El camino se  hizo más corto de lo esperado entretenidos, como íbamos, en la contemplación de tanta belleza. Casi sin darnos cuenta llegamos de nuevo al puente que nos salió al paso al inicio de la ruta. Su discretísimo diseño consistente en un simple tablazón, me pareció lo más adecuado para ese entorno. Olvidándome por completo que mi pierna no era flexible como el talle de un junco sino rígida como una caña seca, hice equilibrios entre las piedras que salpicaban el cauce para hacer unas buenas fotos. El escenario era grandioso y merecía la pena arriesgarse. Sobre la pasarela, la bóveda vegetal apenas podía contener entre sus ramas la luz color membrillo del sol de  mediodía, la misma que, por debajo de ella, bruñe el agua donde se reflejan los sauces, álamos y fresnos de la arboleda.



Llegados al pie de la cuesta que desciende del pueblo, ascendimos camino arriba con la vista puesta en la silueta del malogrado castillo de Pelegrina, erigido sobre un roquedo por los obispos guerreros que hicieron de la cruz su espada para defender mejor su fe en Cristo.

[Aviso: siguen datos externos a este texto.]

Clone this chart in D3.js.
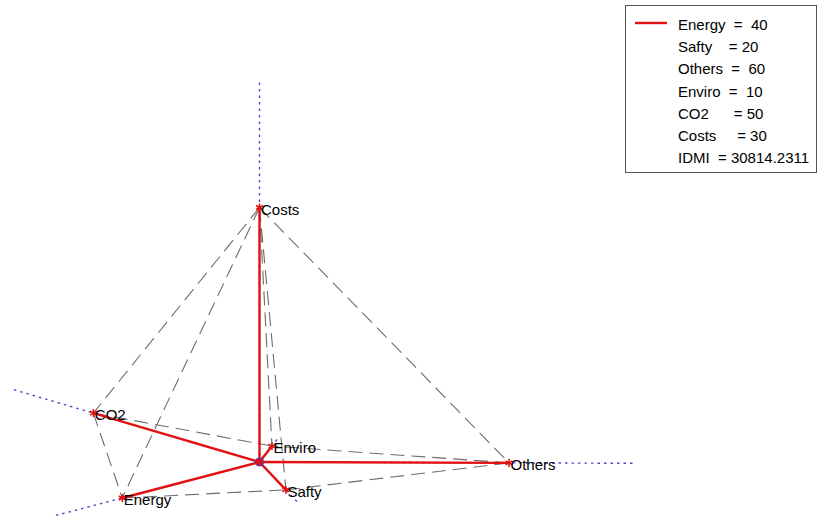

La intención era comprar pan para almorzar a la sombra de sus ruinas pero nada más poner el pie en el pueblo, nos dieron la mala noticia de que un allegado del panadero había fallecido. Hubimos de conformarnos con unas cervezas frescas y unos torreznos en el restaurante local. Enfilamos a Sigüenza, en donde a buen seguro no faltaría quien nos vendiese una barra de pan para acompañar el trozo de jamón y el chorizo picante que llevábamos en las alforjas, en realidad todo un  pretexto para descorchar una botella de vino garnacha 2014 de la bodega Beleluin, que estuvo a la altura del castillo de las torres del castillo de Sigüenza.  Lo que allí ocurrió solo lo sabemos mi mujer y yo, aunque quizás algún día os lo cuente.